▸ **The exercise**: Select all lines in the records that include "Give".

▸ **Material provided**:
——
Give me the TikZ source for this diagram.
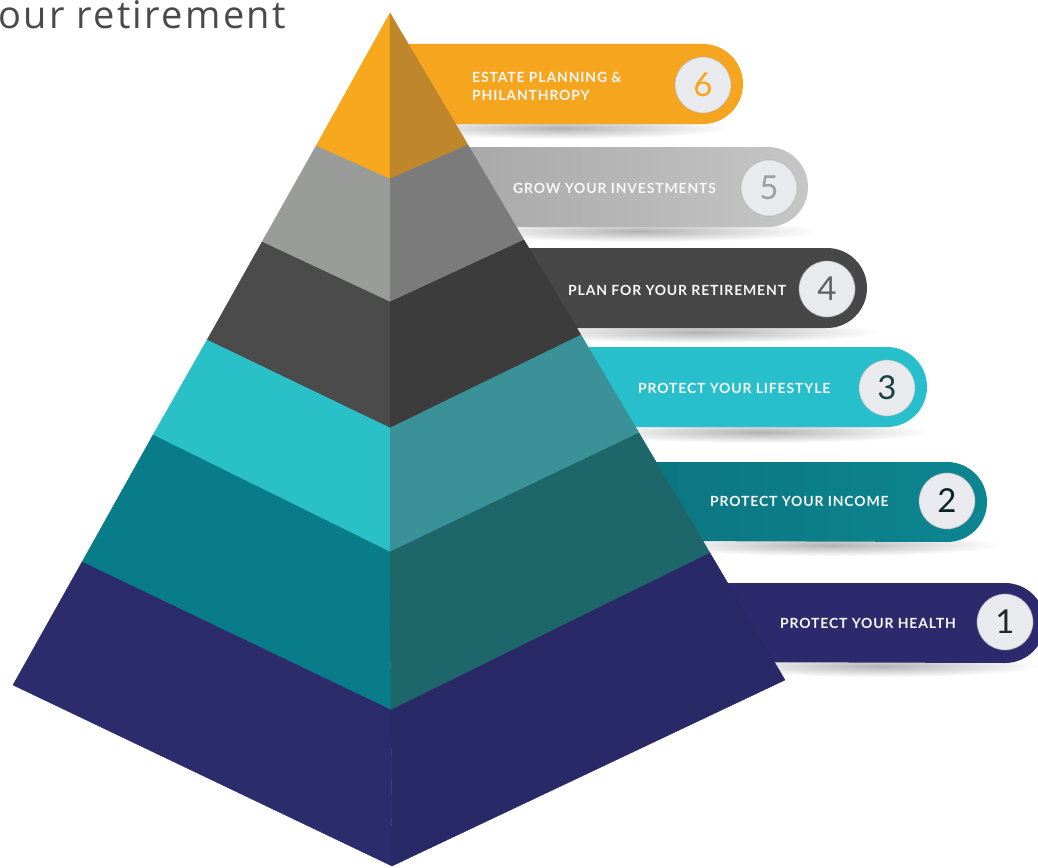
——
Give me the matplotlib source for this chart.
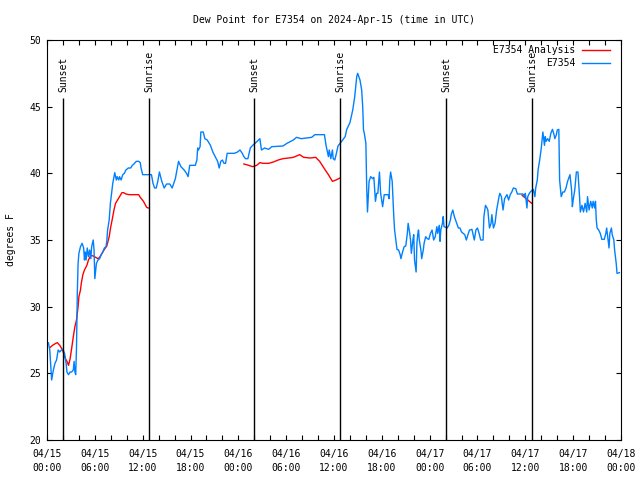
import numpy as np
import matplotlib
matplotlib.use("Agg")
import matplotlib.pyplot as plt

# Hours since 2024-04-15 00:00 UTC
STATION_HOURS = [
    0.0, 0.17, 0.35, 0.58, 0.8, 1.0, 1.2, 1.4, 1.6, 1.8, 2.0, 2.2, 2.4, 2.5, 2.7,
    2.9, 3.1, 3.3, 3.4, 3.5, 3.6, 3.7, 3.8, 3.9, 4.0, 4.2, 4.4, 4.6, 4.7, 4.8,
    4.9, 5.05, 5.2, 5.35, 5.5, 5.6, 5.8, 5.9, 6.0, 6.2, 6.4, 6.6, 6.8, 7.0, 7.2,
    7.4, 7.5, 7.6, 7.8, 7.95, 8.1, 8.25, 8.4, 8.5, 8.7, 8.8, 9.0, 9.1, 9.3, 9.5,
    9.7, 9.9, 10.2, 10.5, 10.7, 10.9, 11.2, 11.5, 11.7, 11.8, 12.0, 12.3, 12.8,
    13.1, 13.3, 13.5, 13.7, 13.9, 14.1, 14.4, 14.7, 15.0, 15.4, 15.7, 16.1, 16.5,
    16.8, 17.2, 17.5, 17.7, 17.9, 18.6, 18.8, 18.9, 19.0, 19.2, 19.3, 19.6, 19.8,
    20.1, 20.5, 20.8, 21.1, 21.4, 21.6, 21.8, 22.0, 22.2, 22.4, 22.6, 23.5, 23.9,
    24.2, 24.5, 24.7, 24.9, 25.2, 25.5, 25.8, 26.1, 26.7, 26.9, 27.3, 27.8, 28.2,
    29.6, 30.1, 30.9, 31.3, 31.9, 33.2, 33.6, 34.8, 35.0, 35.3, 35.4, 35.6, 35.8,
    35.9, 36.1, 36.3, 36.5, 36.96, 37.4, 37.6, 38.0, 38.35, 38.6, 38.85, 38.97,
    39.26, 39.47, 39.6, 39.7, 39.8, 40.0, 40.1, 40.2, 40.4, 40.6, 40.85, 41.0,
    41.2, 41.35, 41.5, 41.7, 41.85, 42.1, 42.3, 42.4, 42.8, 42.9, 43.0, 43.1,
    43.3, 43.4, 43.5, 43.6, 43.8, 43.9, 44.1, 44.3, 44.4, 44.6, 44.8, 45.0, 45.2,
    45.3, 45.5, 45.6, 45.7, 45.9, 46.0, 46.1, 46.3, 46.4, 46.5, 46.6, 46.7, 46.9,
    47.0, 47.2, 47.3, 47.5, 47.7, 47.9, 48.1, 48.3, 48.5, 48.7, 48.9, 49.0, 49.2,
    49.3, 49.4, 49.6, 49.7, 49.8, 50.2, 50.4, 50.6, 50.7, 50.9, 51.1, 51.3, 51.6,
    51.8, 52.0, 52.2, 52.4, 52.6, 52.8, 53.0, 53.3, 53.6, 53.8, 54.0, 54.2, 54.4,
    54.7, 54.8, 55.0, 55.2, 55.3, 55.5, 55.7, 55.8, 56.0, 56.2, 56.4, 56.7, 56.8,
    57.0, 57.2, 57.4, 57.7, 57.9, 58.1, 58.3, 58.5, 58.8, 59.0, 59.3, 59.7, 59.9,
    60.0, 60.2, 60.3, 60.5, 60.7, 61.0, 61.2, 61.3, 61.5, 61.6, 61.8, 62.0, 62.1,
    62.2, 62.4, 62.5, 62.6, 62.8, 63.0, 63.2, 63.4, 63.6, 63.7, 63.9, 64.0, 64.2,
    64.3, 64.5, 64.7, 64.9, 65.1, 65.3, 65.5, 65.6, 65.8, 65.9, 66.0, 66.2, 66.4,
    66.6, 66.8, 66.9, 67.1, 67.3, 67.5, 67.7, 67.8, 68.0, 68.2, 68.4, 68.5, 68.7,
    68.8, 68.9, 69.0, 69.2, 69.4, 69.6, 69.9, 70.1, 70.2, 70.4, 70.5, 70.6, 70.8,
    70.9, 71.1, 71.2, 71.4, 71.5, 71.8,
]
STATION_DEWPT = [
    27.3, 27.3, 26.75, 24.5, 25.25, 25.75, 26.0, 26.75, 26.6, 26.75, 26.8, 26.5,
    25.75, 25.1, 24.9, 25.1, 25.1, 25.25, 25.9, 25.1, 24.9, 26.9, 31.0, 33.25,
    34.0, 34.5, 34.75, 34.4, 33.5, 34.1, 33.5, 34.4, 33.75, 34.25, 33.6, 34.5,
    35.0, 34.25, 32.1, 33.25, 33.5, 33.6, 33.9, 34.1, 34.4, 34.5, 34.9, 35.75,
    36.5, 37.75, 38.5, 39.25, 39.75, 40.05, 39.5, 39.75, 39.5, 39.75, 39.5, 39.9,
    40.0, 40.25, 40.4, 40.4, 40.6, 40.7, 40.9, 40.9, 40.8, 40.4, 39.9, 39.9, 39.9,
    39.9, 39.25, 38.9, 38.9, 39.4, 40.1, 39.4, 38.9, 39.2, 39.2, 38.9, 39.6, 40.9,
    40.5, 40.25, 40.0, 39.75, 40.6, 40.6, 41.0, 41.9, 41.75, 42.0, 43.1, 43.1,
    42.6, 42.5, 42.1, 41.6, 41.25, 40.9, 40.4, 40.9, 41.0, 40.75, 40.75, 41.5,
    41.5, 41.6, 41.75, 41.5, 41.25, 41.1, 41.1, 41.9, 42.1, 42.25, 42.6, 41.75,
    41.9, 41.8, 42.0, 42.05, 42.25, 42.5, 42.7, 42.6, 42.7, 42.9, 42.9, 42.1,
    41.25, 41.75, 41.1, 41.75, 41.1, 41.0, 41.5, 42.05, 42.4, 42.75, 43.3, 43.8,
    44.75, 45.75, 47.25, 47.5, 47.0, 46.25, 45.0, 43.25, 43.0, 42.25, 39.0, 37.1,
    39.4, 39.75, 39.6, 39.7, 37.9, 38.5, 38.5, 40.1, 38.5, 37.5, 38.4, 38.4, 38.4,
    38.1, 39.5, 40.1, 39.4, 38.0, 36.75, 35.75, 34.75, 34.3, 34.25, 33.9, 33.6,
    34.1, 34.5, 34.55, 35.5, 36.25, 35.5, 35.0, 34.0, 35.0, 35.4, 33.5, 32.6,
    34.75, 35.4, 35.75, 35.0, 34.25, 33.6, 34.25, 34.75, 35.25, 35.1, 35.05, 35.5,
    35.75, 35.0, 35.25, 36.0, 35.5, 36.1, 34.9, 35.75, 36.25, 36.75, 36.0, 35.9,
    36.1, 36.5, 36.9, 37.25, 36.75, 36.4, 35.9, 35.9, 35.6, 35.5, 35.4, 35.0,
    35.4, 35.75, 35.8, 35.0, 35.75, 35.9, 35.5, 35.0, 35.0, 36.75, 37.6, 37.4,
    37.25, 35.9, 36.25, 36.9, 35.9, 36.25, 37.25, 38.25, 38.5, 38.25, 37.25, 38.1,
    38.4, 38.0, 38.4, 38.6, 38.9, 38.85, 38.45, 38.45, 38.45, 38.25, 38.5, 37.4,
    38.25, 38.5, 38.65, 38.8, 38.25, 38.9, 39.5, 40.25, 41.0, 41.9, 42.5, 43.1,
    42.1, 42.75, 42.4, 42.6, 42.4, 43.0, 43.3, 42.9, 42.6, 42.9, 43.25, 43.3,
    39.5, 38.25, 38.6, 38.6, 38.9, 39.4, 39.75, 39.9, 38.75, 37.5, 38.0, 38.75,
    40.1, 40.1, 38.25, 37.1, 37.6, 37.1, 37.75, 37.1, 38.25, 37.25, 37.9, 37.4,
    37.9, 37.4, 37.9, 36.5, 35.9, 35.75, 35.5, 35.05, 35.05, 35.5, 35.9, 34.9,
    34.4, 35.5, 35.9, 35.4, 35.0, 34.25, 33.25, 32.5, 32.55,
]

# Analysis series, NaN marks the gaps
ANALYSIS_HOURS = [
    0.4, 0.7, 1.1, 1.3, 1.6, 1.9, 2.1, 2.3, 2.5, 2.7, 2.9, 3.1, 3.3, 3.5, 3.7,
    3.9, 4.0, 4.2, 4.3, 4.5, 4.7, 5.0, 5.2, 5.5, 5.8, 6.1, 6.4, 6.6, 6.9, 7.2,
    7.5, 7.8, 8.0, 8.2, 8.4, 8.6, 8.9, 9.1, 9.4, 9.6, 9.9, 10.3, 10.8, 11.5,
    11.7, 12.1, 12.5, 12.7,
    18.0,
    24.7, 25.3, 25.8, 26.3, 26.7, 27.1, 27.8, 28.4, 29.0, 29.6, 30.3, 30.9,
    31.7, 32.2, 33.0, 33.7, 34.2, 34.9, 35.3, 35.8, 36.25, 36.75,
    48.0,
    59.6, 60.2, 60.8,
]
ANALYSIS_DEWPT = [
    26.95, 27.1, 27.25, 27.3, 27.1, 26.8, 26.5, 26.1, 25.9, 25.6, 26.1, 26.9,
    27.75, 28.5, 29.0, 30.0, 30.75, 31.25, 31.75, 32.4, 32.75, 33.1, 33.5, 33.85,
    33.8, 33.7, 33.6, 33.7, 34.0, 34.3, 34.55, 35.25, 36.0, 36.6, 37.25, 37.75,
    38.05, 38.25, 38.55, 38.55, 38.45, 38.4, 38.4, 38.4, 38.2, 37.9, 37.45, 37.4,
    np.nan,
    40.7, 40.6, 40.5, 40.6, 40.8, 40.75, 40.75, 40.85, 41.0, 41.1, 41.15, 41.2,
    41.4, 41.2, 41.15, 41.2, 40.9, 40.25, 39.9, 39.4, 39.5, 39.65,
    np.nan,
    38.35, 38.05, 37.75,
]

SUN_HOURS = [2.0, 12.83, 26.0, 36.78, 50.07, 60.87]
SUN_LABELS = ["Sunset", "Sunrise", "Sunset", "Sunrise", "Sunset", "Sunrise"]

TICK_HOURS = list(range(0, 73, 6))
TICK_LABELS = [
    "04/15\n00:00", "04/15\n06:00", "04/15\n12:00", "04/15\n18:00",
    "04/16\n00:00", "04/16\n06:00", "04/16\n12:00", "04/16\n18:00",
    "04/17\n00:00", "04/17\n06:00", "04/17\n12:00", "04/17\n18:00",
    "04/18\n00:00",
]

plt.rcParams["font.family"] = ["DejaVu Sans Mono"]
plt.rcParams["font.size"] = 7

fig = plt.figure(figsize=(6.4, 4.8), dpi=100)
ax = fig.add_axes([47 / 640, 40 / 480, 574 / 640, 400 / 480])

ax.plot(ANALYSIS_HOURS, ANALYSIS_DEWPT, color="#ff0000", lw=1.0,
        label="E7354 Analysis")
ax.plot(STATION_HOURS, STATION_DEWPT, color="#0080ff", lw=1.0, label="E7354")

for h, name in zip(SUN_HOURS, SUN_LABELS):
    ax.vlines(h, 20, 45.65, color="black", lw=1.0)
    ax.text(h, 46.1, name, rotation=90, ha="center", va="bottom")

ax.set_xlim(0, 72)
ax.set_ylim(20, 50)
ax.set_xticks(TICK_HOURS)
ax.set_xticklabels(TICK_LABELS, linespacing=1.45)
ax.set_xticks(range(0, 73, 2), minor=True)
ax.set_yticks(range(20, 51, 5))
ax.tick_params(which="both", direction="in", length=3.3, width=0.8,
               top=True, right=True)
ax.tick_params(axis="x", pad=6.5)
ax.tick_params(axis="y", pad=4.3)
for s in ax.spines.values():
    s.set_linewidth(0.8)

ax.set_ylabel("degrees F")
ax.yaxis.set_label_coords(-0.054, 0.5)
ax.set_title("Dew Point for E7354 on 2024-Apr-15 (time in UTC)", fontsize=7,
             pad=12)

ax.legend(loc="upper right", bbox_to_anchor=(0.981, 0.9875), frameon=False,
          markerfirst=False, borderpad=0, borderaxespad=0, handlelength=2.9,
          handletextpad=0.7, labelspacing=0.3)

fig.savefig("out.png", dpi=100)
——
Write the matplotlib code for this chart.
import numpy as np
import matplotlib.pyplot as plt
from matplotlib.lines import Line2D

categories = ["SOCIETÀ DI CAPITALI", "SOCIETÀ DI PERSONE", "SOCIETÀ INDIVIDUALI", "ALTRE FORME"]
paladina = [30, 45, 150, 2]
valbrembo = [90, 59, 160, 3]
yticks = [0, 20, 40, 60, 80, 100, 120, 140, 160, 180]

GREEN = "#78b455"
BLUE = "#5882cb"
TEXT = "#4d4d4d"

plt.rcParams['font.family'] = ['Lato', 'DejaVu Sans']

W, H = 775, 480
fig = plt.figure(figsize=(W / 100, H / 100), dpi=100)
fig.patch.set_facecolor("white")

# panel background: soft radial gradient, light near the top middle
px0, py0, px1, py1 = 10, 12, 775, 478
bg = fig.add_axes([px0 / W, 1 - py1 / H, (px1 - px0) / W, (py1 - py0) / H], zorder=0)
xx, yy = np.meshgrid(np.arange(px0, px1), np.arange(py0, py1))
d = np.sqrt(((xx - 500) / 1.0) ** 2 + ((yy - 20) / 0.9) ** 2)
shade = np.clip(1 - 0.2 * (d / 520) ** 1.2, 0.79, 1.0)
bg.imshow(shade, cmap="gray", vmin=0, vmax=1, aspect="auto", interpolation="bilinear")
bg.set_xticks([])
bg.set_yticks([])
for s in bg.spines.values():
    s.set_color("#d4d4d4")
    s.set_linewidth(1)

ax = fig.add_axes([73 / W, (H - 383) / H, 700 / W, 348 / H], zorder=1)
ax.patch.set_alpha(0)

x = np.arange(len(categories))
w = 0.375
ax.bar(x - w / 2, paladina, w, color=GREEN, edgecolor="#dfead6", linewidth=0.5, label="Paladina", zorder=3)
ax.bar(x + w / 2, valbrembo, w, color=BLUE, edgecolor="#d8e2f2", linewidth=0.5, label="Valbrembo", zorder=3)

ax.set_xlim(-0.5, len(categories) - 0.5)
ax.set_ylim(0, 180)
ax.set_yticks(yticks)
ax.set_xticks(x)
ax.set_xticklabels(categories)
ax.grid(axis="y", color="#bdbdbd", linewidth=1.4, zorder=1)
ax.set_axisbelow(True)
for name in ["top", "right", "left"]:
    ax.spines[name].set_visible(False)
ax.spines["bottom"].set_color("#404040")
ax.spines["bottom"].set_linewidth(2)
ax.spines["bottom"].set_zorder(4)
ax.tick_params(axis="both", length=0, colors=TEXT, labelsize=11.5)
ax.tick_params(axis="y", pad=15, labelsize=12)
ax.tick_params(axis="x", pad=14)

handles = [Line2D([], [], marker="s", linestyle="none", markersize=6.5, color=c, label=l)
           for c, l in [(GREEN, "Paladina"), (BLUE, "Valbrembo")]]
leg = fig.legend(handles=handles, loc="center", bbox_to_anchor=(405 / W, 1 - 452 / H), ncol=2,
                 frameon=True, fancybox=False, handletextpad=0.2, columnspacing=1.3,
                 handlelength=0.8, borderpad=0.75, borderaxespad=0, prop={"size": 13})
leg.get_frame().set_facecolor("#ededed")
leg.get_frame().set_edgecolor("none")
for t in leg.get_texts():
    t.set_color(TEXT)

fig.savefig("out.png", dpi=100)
——
▸ **Right answer**:
Give me the TikZ source for this diagram.
Give me the matplotlib source for this chart.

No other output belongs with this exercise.